Another less talked about result of reduced revenue is inferior service and materials. Owners will be searching for cheaper supplies and may be tempted to skip sanitizers and to dilute polish, gels, pedicure lotions and baths. It can actually lead to a health hazard when salons skimp on the basics. They may even be tempted to hire non-licensed staff that are willing to work for less.
What can a salon do? What should consumers do in response to the price cuts?
Salons should resist the urge to enter a price war. It’s usually fatal. There are many other ways to compete and perhaps the best way is to increase service, increase the value, and increase the experience without lowering prices. This seems counter intuitive, but sometimes raising prices can attract a whole different client set and perception and actually increase sales.
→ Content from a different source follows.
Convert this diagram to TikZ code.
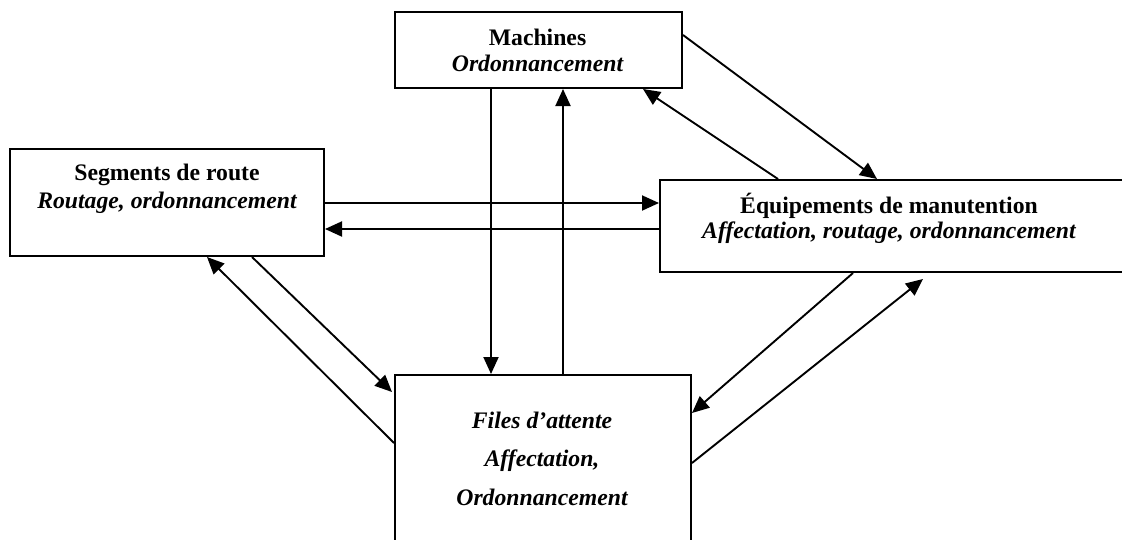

The salons on the Strip are charging a fortune and are doing quite well. Yes you say, that is because of all the tourists and tourists don’t mind spending money. To some degree true, but have you seen some of the homes here in the valley? Not everyone works at 7-11. There are many people that live here for which price is of no concern. A lot of those people will go to the salons in the luxury strip hotels because they get that special treatment and that special attention.
As a regular customer you may rejoice when the $20 pedicure banner goes up, but if you like your salon complain and advise them not to keep that price for long. Tell them you like the place too much to see it go out of business because of low prices.